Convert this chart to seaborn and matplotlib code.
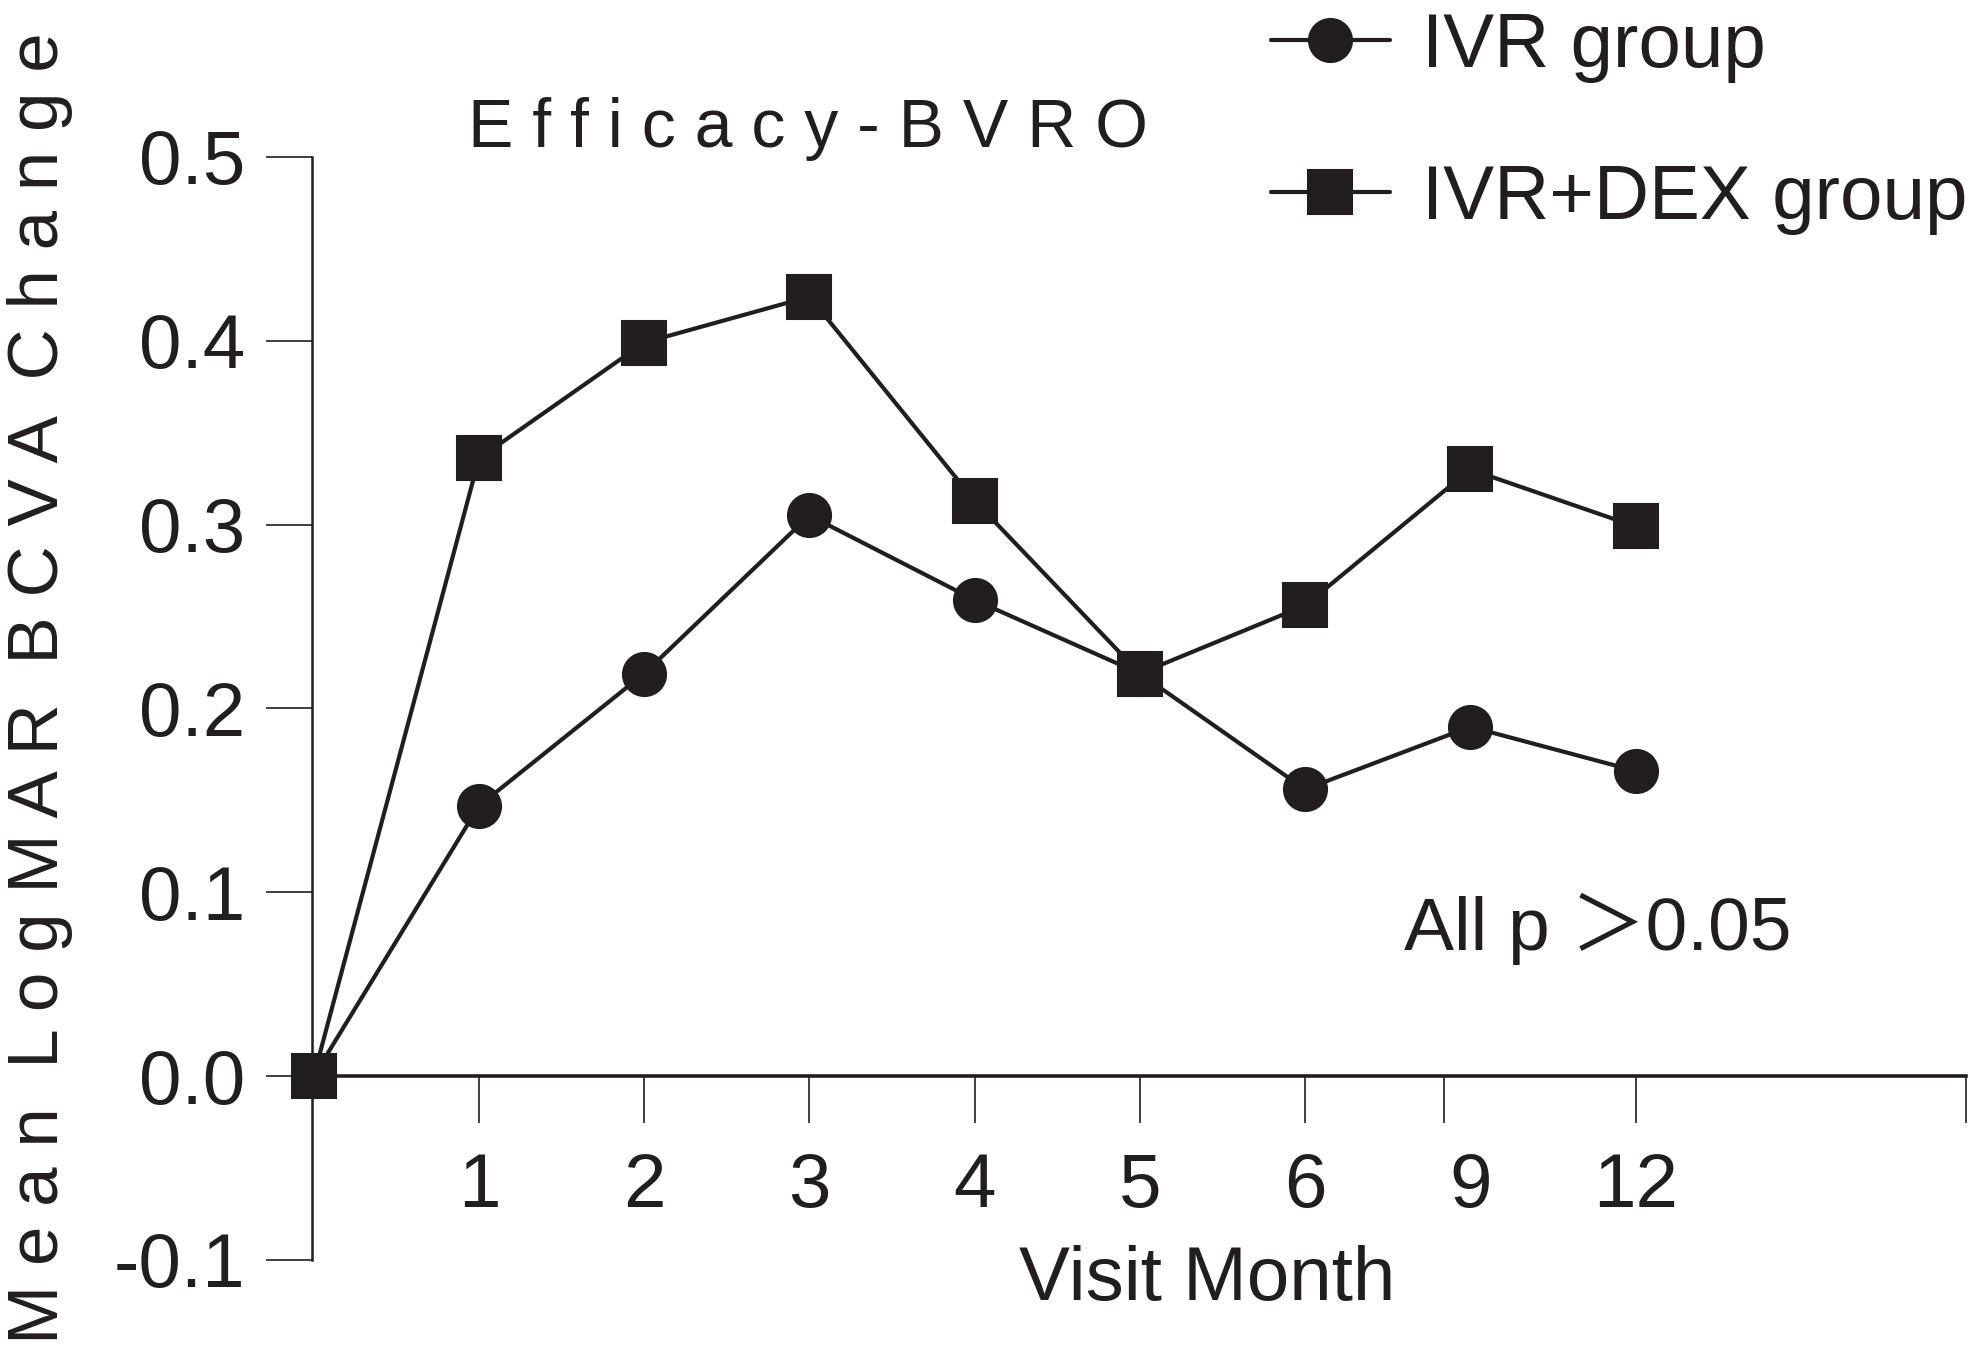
import numpy as np
import pandas as pd
import matplotlib
matplotlib.use("Agg")
import matplotlib.pyplot as plt
from matplotlib.ticker import FixedLocator
import seaborn as sns

# ---- data ----
months = ["0", "1", "2", "3", "4", "5", "6", "9", "12"]
ivr = [0.0, 0.147, 0.219, 0.305, 0.259, 0.219, 0.156, 0.190, 0.166]
ivr_dex = [0.0, 0.336, 0.399, 0.424, 0.313, 0.219, 0.256, 0.330, 0.299]
series_names = ["IVR group", "IVR+DEX group"]
y_ticks = [-0.1, 0.0, 0.1, 0.2, 0.3, 0.4, 0.5]
y_tick_labels = ["-0.1", "0.0", "0.1", "0.2", "0.3", "0.4", "0.5"]
title_text = "E f f i c a c y - B V R O"
ylabel_text = "M e a n  L o g M A R  B C V A  C h a n g e"
xlabel_text = "Visit Month"
note_text = "All p \uFF1E0.05"

pos = np.arange(len(months))
df = pd.DataFrame({
    "pos": np.concatenate([pos, pos]),
    "value": ivr + ivr_dex,
    "group": [series_names[0]] * len(months) + [series_names[1]] * len(months),
})

# ---- style ----
sns.set_style("ticks")
plt.rcParams["font.family"] = ["Liberation Sans", "DejaVu Sans"]
ink = "#221e1f"

fig = plt.figure(figsize=(19.83, 13.65), dpi=100)
ax = fig.add_axes([0.1574, 0.0770, 0.9914 - 0.1574, 0.8850 - 0.0770])

markers = {series_names[0]: "o", series_names[1]: "s"}
for name in series_names:
    sub = df[df["group"] == name]
    sns.lineplot(data=sub, x="pos", y="value", ax=ax, color=ink,
                 marker=markers[name], markersize=31, markeredgewidth=1.5,
                 markeredgecolor=ink, markerfacecolor=ink, linewidth=3.0,
                 label=name, clip_on=False, zorder=3, errorbar=None)

handles, labels = ax.get_legend_handles_labels()
if ax.get_legend() is not None:
    ax.get_legend().remove()

ax.set_xlim(-0.01, 10)
ax.set_ylim(-0.1, 0.5)
ax.set_xlabel("")
ax.set_ylabel("")
ax.grid(False)

for s in ["top", "right"]:
    ax.spines[s].set_visible(False)
ax.spines["bottom"].set_position(("data", 0))
ax.spines["bottom"].set_linewidth(2.6)
ax.spines["bottom"].set_color(ink)
ax.spines["left"].set_linewidth(1.8)
ax.spines["left"].set_color(ink)

ax.set_yticks(y_ticks)
ax.set_yticklabels(y_tick_labels)
ax.tick_params(axis="y", which="major", left=True, direction="out", length=33,
               width=1.2, pad=15, labelsize=55, color=ink, labelcolor=ink)

ax.set_xticks(pos[1:])
ax.set_xticklabels(months[1:])
ax.tick_params(axis="x", which="major", bottom=True, length=0, pad=55,
               labelsize=55, labelcolor=ink)
tick_marks = [1, 2, 3, 4, 5, 6, 6.84, 8, 10]
ax.xaxis.remove_overlapping_locs = False
ax.xaxis.set_minor_locator(FixedLocator(tick_marks))
ax.tick_params(axis="x", which="minor", bottom=True, direction="out",
               length=34, width=1.2, color=ink)

fig.text(0.236, 0.8923, title_text, fontsize=49, ha="left", va="baseline", color=ink)
fig.text(0.0202, 0.496, ylabel_text, fontsize=51, rotation=90,
         ha="center", va="center", color=ink)
fig.text(0.609, 0.0476, xlabel_text, fontsize=55, ha="center", va="baseline", color=ink)
fig.text(0.708, 0.304, note_text, fontsize=54, ha="left", va="baseline", color=ink,
         family=["Liberation Sans", "Noto Sans CJK SC", "DejaVu Sans"])

fig.legend(handles, labels, loc="center left", bbox_to_anchor=(0.641, 0.9095),
           frameon=False, fontsize=55, handlelength=1.55, handletextpad=0.42,
           labelspacing=1.06, borderpad=0, borderaxespad=0, labelcolor=ink)

fig.savefig("out.png", dpi=100)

::::::

What this task involves: Make an exact copy of the lines from the top of the material through the line with "import seaborn as sns", pictures excluded.

Complete answer:
Convert this chart to seaborn and matplotlib code.
import numpy as np
import pandas as pd
import matplotlib
matplotlib.use("Agg")
import matplotlib.pyplot as plt
from matplotlib.ticker import FixedLocator
import seaborn as sns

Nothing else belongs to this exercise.